• **PROBLEM TO WORK ON**
Skip the pictures and extract all of the lines exactly as written.

:: SUPPLIED INFORMATION ::

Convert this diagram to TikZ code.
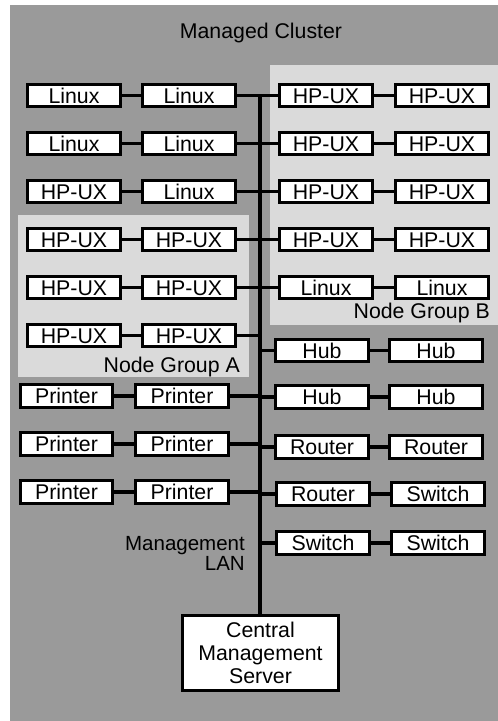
\documentclass[tikz,border=0pt]{standalone}
\usepackage{fontspec}
\setmainfont{Liberation Sans}
\definecolor{outergray}{HTML}{9A9A9A}
\definecolor{groupgray}{HTML}{DADADA}
\begin{document}
\begin{tikzpicture}[x=1pt,y=-1pt,
  devbox/.style={draw=black,line width=2.8pt,fill=white,minimum width=92.5pt,minimum height=22.5pt,
    inner sep=0pt,text height=15.2pt,text depth=0pt,font=\fontsize{21.3}{24}\selectfont},
  link/.style={line width=3.2pt,black},
  lbl/.style={inner sep=0pt,font=\fontsize{21.3}{24}\selectfont}]
\useasboundingbox (0,0) rectangle (498,721);
% backgrounds
\fill[outergray] (10,5) rectangle (498,721);
\fill[groupgray] (270,65) rectangle (498,325);
\fill[groupgray] (17.7,215) rectangle (249,377);
\node[lbl,anchor=base] (title) at (261,38) {Managed Cluster};
\node[lbl,anchor=base east] (grpB) at (490,318.5) {Node Group B};
\node[lbl,anchor=base east] (grpA) at (240,372) {Node Group A};
% bus
\coordinate (bustop) at (259.7,95.5);
\coordinate (busbot) at (259.7,614);
\draw[link,line width=3.6pt] (bustop) -- (busbot);
% left side rows 1-6
\node[devbox] (l1a) at (74,95.5) {Linux};
\node[devbox] (l1b) at (189,95.5) {Linux};
\node[devbox] (l2a) at (74,143.5) {Linux};
\node[devbox] (l2b) at (189,143.5) {Linux};
\node[devbox] (l3a) at (74,191.5) {HP-UX};
\node[devbox] (l3b) at (189,191.5) {Linux};
\node[devbox] (l4a) at (74,239.5) {HP-UX};
\node[devbox] (l4b) at (189,239.5) {HP-UX};
\node[devbox] (l5a) at (74,287.5) {HP-UX};
\node[devbox] (l5b) at (189,287.5) {HP-UX};
\node[devbox] (l6a) at (74,335.5) {HP-UX};
\node[devbox] (l6b) at (189,335.5) {HP-UX};
% left side printers
\node[devbox] (l7a) at (66.5,396) {Printer};
\node[devbox] (l7b) at (182,396) {Printer};
\node[devbox] (l8a) at (66.5,444) {Printer};
\node[devbox] (l8b) at (182,444) {Printer};
\node[devbox] (l9a) at (66.5,492) {Printer};
\node[devbox] (l9b) at (182,492) {Printer};
% right side rows 1-5
\node[devbox] (r1a) at (326,95.5) {HP-UX};
\node[devbox] (r1b) at (442,95.5) {HP-UX};
\node[devbox] (r2a) at (326,143.5) {HP-UX};
\node[devbox] (r2b) at (442,143.5) {HP-UX};
\node[devbox] (r3a) at (326,191.5) {HP-UX};
\node[devbox] (r3b) at (442,191.5) {HP-UX};
\node[devbox] (r4a) at (326,239.5) {HP-UX};
\node[devbox] (r4b) at (442,239.5) {HP-UX};
\node[devbox] (r5a) at (326,287.5) {Linux};
\node[devbox] (r5b) at (442,287.5) {Linux};
% right side network devices
\node[devbox] (r6a) at (322,350.5) {Hub};
\node[devbox] (r6b) at (436,350.5) {Hub};
\node[devbox] (r7a) at (322,397) {Hub};
\node[devbox] (r7b) at (436,397) {Hub};
\node[devbox] (r8a) at (322,447) {Router};
\node[devbox] (r8b) at (436,447) {Router};
\node[devbox] (r9a) at (323,494) {Router};
\node[devbox] (r9b) at (438,494) {Switch};
\node[devbox] (r10a) at (323,543) {Switch};
\node[devbox] (r10b) at (438,543) {Switch};
% server
\node[draw=black,line width=2.8pt,fill=white,minimum width=156.5pt,minimum height=75.5pt,inner sep=0pt,
  align=center,font=\fontsize{21.3}{23.3}\selectfont] (cms) at (260.5,653)
  {Central\\Management\\Server};
\node[inner sep=0pt,align=right,font=\fontsize{20.5}{20}\selectfont,anchor=east] (lan) at (245,553)
  {Management\\LAN};
% connectors
\foreach \i in {1,...,9}{
  \draw[link] (l\i a.east) -- (l\i b.west);
  \draw[link] (l\i b.east) -- (l\i b.east -| bustop);
}
\foreach \i in {1,...,10}{
  \draw[link] (r\i a.east) -- (r\i b.west);
  \draw[link] (r\i a.west -| bustop) -- (r\i a.west);
}
\end{tikzpicture}
\end{document}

:::

• **WORKED SOLUTION**
Convert this diagram to TikZ code.
\documentclass[tikz,border=0pt]{standalone}
\usepackage{fontspec}
\setmainfont{Liberation Sans}
\definecolor{outergray}{HTML}{9A9A9A}
\definecolor{groupgray}{HTML}{DADADA}
\begin{document}
\begin{tikzpicture}[x=1pt,y=-1pt,
  devbox/.style={draw=black,line width=2.8pt,fill=white,minimum width=92.5pt,minimum height=22.5pt,
    inner sep=0pt,text height=15.2pt,text depth=0pt,font=\fontsize{21.3}{24}\selectfont},
  link/.style={line width=3.2pt,black},
  lbl/.style={inner sep=0pt,font=\fontsize{21.3}{24}\selectfont}]
\useasboundingbox (0,0) rectangle (498,721);
% backgrounds
\fill[outergray] (10,5) rectangle (498,721);
\fill[groupgray] (270,65) rectangle (498,325);
\fill[groupgray] (17.7,215) rectangle (249,377);
\node[lbl,anchor=base] (title) at (261,38) {Managed Cluster};
\node[lbl,anchor=base east] (grpB) at (490,318.5) {Node Group B};
\node[lbl,anchor=base east] (grpA) at (240,372) {Node Group A};
% bus
\coordinate (bustop) at (259.7,95.5);
\coordinate (busbot) at (259.7,614);
\draw[link,line width=3.6pt] (bustop) -- (busbot);
% left side rows 1-6
\node[devbox] (l1a) at (74,95.5) {Linux};
\node[devbox] (l1b) at (189,95.5) {Linux};
\node[devbox] (l2a) at (74,143.5) {Linux};
\node[devbox] (l2b) at (189,143.5) {Linux};
\node[devbox] (l3a) at (74,191.5) {HP-UX};
\node[devbox] (l3b) at (189,191.5) {Linux};
\node[devbox] (l4a) at (74,239.5) {HP-UX};
\node[devbox] (l4b) at (189,239.5) {HP-UX};
\node[devbox] (l5a) at (74,287.5) {HP-UX};
\node[devbox] (l5b) at (189,287.5) {HP-UX};
\node[devbox] (l6a) at (74,335.5) {HP-UX};
\node[devbox] (l6b) at (189,335.5) {HP-UX};
% left side printers
\node[devbox] (l7a) at (66.5,396) {Printer};
\node[devbox] (l7b) at (182,396) {Printer};
\node[devbox] (l8a) at (66.5,444) {Printer};
\node[devbox] (l8b) at (182,444) {Printer};
\node[devbox] (l9a) at (66.5,492) {Printer};
\node[devbox] (l9b) at (182,492) {Printer};
% right side rows 1-5
\node[devbox] (r1a) at (326,95.5) {HP-UX};
\node[devbox] (r1b) at (442,95.5) {HP-UX};
\node[devbox] (r2a) at (326,143.5) {HP-UX};
\node[devbox] (r2b) at (442,143.5) {HP-UX};
\node[devbox] (r3a) at (326,191.5) {HP-UX};
\node[devbox] (r3b) at (442,191.5) {HP-UX};
\node[devbox] (r4a) at (326,239.5) {HP-UX};
\node[devbox] (r4b) at (442,239.5) {HP-UX};
\node[devbox] (r5a) at (326,287.5) {Linux};
\node[devbox] (r5b) at (442,287.5) {Linux};
% right side network devices
\node[devbox] (r6a) at (322,350.5) {Hub};
\node[devbox] (r6b) at (436,350.5) {Hub};
\node[devbox] (r7a) at (322,397) {Hub};
\node[devbox] (r7b) at (436,397) {Hub};
\node[devbox] (r8a) at (322,447) {Router};
\node[devbox] (r8b) at (436,447) {Router};
\node[devbox] (r9a) at (323,494) {Router};
\node[devbox] (r9b) at (438,494) {Switch};
\node[devbox] (r10a) at (323,543) {Switch};
\node[devbox] (r10b) at (438,543) {Switch};
% server
\node[draw=black,line width=2.8pt,fill=white,minimum width=156.5pt,minimum height=75.5pt,inner sep=0pt,
  align=center,font=\fontsize{21.3}{23.3}\selectfont] (cms) at (260.5,653)
  {Central\\Management\\Server};
\node[inner sep=0pt,align=right,font=\fontsize{20.5}{20}\selectfont,anchor=east] (lan) at (245,553)
  {Management\\LAN};
% connectors
\foreach \i in {1,...,9}{
  \draw[link] (l\i a.east) -- (l\i b.west);
  \draw[link] (l\i b.east) -- (l\i b.east -| bustop);
}
\foreach \i in {1,...,10}{
  \draw[link] (r\i a.east) -- (r\i b.west);
  \draw[link] (r\i a.west -| bustop) -- (r\i a.west);
}
\end{tikzpicture}
\end{document}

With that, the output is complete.